In particolare, devono essere definiti in maniera chiara i parametri utilizzati per stabilire quali prove possono essere utilizzate nei confronti delle persone o entità interessate dalle misure restrittive. Inoltre, ha aggiunto Maurer, chi viene inserito in queste liste deve esserne informato.

Infine, si raccomanda di istituire la possibilità per gli interessati di ricorrere contro questi provvedimenti. Sul ricorso sarebbe poi chiamata ad esprimersi una commissione formata da esperti imparziali e indipendenti.

Sanzioni severe

Nel 2001, un cittadino elvetico di origine egiziana e la moglie erano stati inseriti in una lista di sospetti, in quanto membri del consiglio di amministrazione di una ditta ticinese che le autorità statunitensi ritenevano potesse avere finanziato terroristi islamici.

Dal momento che la Svizzera è tenuta ad applicare le misure anti-terrorismo, gli averi del 75enne svizzero, professore al Politecnico di Zurigo, erano stati immediatamenti congelati e non gli era più stato possibile recarsi all’estero e partecipare a congressi scientifici. Nessuna nazione, infatti, poteva più accordare il visto d’entrata.

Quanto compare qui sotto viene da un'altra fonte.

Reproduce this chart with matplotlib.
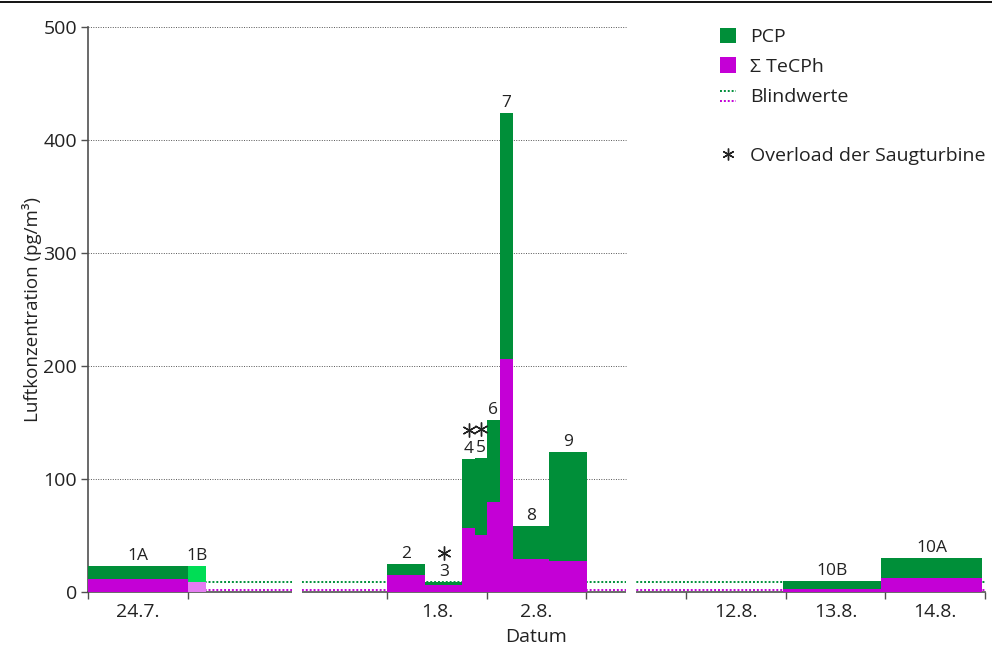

Se una persona viene inserita nella lista dei sospetti su richiesta degli Stati Uniti, per esserne tolta sono le stesse autorità americane – e non le Nazioni Unite – a dover essere convinte della sua innocenza.

swissinfo e agenzie

Nella lista dei sospetti dell’ONU figurano 7 voci inerenti cittadini svizzeri, persone domiciliate nel Paese o aziende con sede in Svizzera.
L’accusa è di avere sostenuto finanziariamente il regime dei talebani o il terrorismo di matrice islamica.
La lista è stata aggiornata il 15 luglio 2005.

La Svizzera, in quanto Paese membro dell’ONU, applica le misure anti-terrorismo decise dal Consiglio di sicurezza.

Le persone che figurano sulle liste non hanno alcuna possibilità di ricorso o di essere ascoltate in merito alle accuse mosse nei loro confronti.